AtomicReference<CompletableFuture<Object>> outsideReference=new AtomicReference<>();

final var myOuterThread = new Thread(() ->
{
    final var A = new CompletableFuture<Object>();
    final var B = new CompletableFuture<Object>();

    final var C = A.thenApplyAsync((element) -> new Object());
    final var D = CompletableFuture.anyOf(A, C);

    A.complete(new Object());

    // throw new RuntimeException();

    //outsideReference.set(B);

    ----->B.complete(new Object());<------ Edit: this shouldn't be here, i remove it in my next iteration

    D.join();

});

myOuterThread.start();

//myOutherThread variable is nowhere else referenced, it's sayed so a local variable, to point on my text on it^^

  1. So in the normal case here in my example i don't have a outside
    reference. The CompletableFutures in the thread have never a chance getting completed. Normally the GC can safely erase both the thread and and the content in there, the CompetableFutures. But i don't think so, that this would happen?
  2. If I abbord this by throwing an exception -> the join() is never reached, then i think all would be erased by the GC?
  3. If I give one of the CompletableFutures to the outside by that AtomicReference, there then could be an chance to unblock the join(), There should be no GC here, until the unblock happens. BUT! the waiting myOuterThread on that join() doesen't have to to there anything more after the join(). So it could be an optimization erasing that Thread, before someone from outside completes B. But I think this would be also not happen?!

One more question here, how I can proof that behavior, if threads are blocked by waiting on a join() or are returned to a Thread-Pool?, where the Thread also "blocks"?


Solution

  • You seem to be struggling with different ways that CompletableFuture might leak, depending on how you created it. But it doesn't matter how, where, when or why it was created. The only thing that matters is whether or not it is still reachable.

    Will the Garbage Collector remove all of that?

    There are two places where we would expect there to be references to a CompletableFuture:

    • In the Runnable (or whatever) that would complete the future.
    • In any other code that would (at some point) attempt to get the eventual value from the future.

    If you have a call thenApplyAsync() or anyOf() then the reference Runnable is in the arguments to that call. If the call can still happen, then the reference to the Runnable must still be reachable.

    In your example:

    var notStartedCompletableFuture = new CompletableFuture<Object>();
    

    if the variable notStartedCompletableFuture is still accessible by some code that is still executing, then that CompletableFuture is reachable and won't be garbage collected.

    On the other hand, if notStartedCompletableFuture is no longer accessible, and if the future is no longer reachable by some other path, then it won't be reachable at all ... and will be a candidate for garbage collection.


    If there is a join() / get() at the end of that chain -> same question: Will the Garbage Collector remove all of that?

    That makes no difference.
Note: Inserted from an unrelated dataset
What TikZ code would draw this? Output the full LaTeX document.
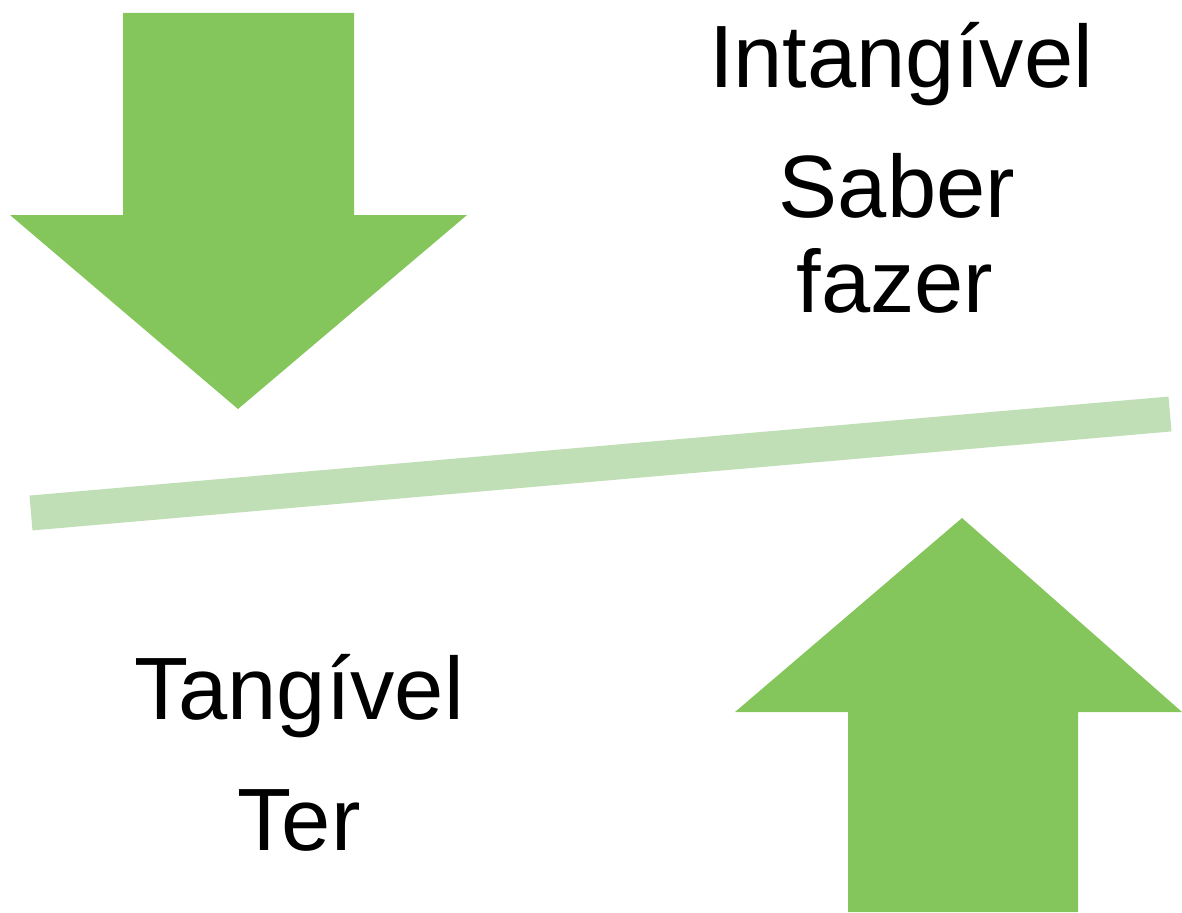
\documentclass[tikz,border=0pt]{standalone}
\usepackage{fontspec}
\setmainfont{Liberation Sans}
\definecolor{arrowgreen}{RGB}{132,197,92}
\definecolor{linegreen}{RGB}{193,223,182}
\begin{document}
\begin{tikzpicture}[x=1pt,y=-1pt,
  arrowshape/.style={fill=arrowgreen,draw=none},
  lbl/.style={anchor=base,inner sep=0pt,font=\fontsize{88.5}{100}\selectfont,text=black}]
\useasboundingbox (0,0) rectangle (1182,912);
% down arrow
\fill[arrowshape] (123,13) -- (354,13) -- (354,215) -- (467,215) -- (238,409) -- (10,215) -- (123,215) -- cycle;
% up arrow
\fill[arrowshape] (848,912) -- (1078,912) -- (1078,712) -- (1182,712) -- (962,518) -- (735,712) -- (848,712) -- cycle;
% divider line
\coordinate (la) at (31,513);
\coordinate (lb) at (1170,414);
\draw[linegreen,line width=35pt] (la) -- (lb);
% labels
\node[lbl] (intang) at (901,88) {Intangível};
\node[lbl] (saber) at (897,217) {Saber};
\node[lbl] (fazer) at (895,312) {fazer};
\node[lbl] (tang) at (299,719) {Tangível};
\node[lbl] (ter) at (299,850) {Ter};
\end{tikzpicture}
\end{document}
It is all based on reachability. (The only wrinkle is that a thread that is currently alive1 is always reachable, irrespective of any other references to its Thread object. The same applies to its Runnable, and other objects reachable from the Runnable.)

    But it is worth noting that if you call join() or get() on a thread / future that never terminates / completes, you will block the current thread, potentially for ever. And that is as bad as a thread leak.

    1 - A thread is "alive" from when it is started to when it terminates.


    When is the Thread-Executor signaled to schedule a new task?

    It depends what you mean by "schedule". If you mean, when is the task submitted, the answer is when submit is called. If you mean, when is it actually run ... well it goes into the queue, and it runs when it gets to the head of the queue and a worker thread is free to execute it.

    In the case of thenApplyAsync() and all_of(), the tasks are submitted (i.e. the submit(...) call occurs) when the respective method call occurs. So for example if thenApplyAsync is being called on the result of a previous call, then that call must return first.

    This is all a consequence of the basic properties of Java expression evaluation ... applied to the expression that you are using to construct the chain of stages.


    In general you don't need try / finally or try with resources to clean up potential memory leaks.

    All you need to do is to make sure that you don't keep references to the various futures, stages, etc in variables, data structures, etc that will remain accessible / reachable beyond the lifetime of your computation. If you do that ... those references are liable to be the source of the leaks.

    Thread leaks should not be your concern. If your code is not creating threads explicitly, they are being managed by the executor service / pool.